Widespread election fraud had been suspected in Maricopa County, the largest in the state, and the state Legislature authorized a thorough forensic investigation. A draft of the election report was leaked to the press last week, and every news outlet quickly released selectively chosen details. The message was straightforward. The audit proved that Joe Biden had actually won the state's presidential election by even more than originally reported and thoroughly discredited charges of election fraud.
While the audit did find that a hand-recount of all of the original ballots did widen Joe Biden's margin by several hundred votes, the press deliberately and steadfastly ignored and left unreported the most critical results of the draft audit. Included among those original ballots, the most comprehensive election audit ever conducted established the following:
More than 23,000 mail-in votes were cast under voter IDs from people who should not have received their ballots by mail because they had moved.
More than 10,000 voters cast ballots in more than one county.
More than 9,000 mail-in ballots were returned and counted than had been mailed out of registered voters.
Thousands of official results did not match those who voted, and thousands more were cast in person in the name of those who had moved out of state.
Logs and data files related to the election had been deliberately erased from the Election Management System (EMS) server, in violation of the law.
Thousands of original ballots were duplicated more than once.
Auditors were never provided required chain-of-custody documentation for the ballots, causing increased ambiguity regarding the accuracy of the election results.
None of the various systems related to the election had numbers that would balance and agree with one another.
Maricopa County officials actively interfered with the audit, withheld subpoena items, and refused to answer questions that are normally standard in such audits.
These and innumerable other irregularities were clearly identified and discussed in detail throughout the 114-page draft audit, but the mainstream press focused on a single paragraph that reported a slight difference in hand recount of the original ballots that included a large number of apparently fraudulently cast votes.
Details of the audit will be sent to the Arizona attorney general for possible criminal prosecution, and a number of recommendations are on the way to the state Legislature seeking laws to eliminate widespread election fraud. The purpose of the forensic audit was not to overturn the 2020 election, but to prevent future election corruption that was rampant in Maricopa County and elsewhere last year. The news media reported none of this.
In 2000, the presidential election between George W. Bush and Al Gore was extended for weeks by seven Democrat appointees on the rogue Florida Supreme Court. And the media, which had done all they could to manipulate the reporting on Election Day by falsely declaring the swing state's outcome, desperately stayed on in hopes of finding proof their candidate should have won.

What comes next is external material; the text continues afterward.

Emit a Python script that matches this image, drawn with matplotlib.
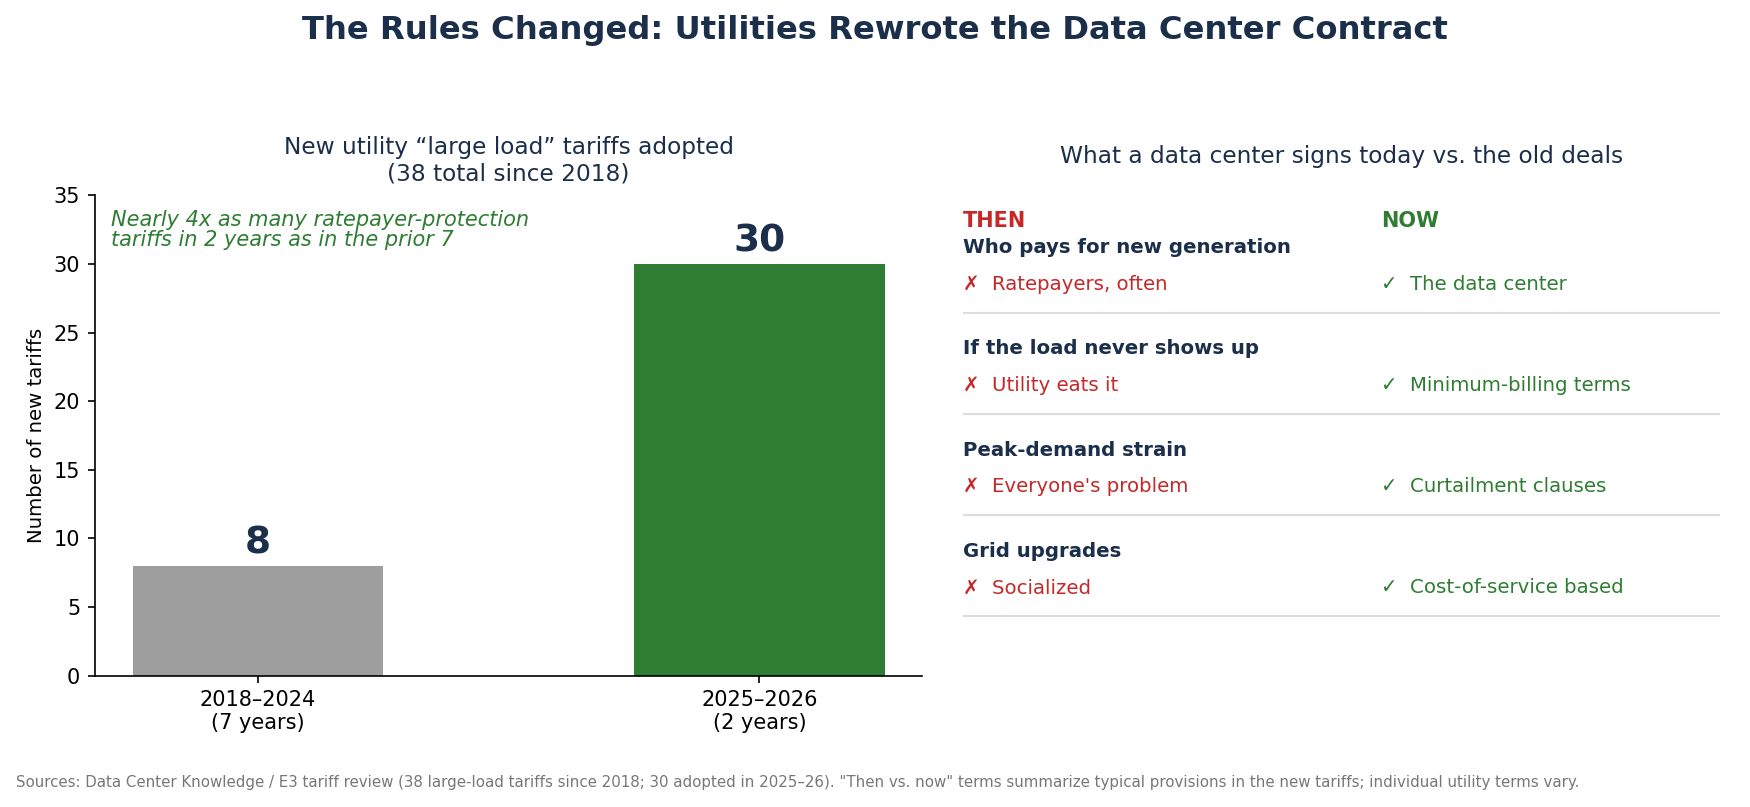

A consortium of a dozen major news outlets spent more than a million dollars and a year of effort only to reluctantly concede that Bush had won after all. But twenty years later, the same companies had not the slightest interest to investigate innumerable reports of election fraud nationwide, while ridiculing all those who wanted to find out what really happened.
The performance of the press was shameful twenty years ago. It is repugnant now.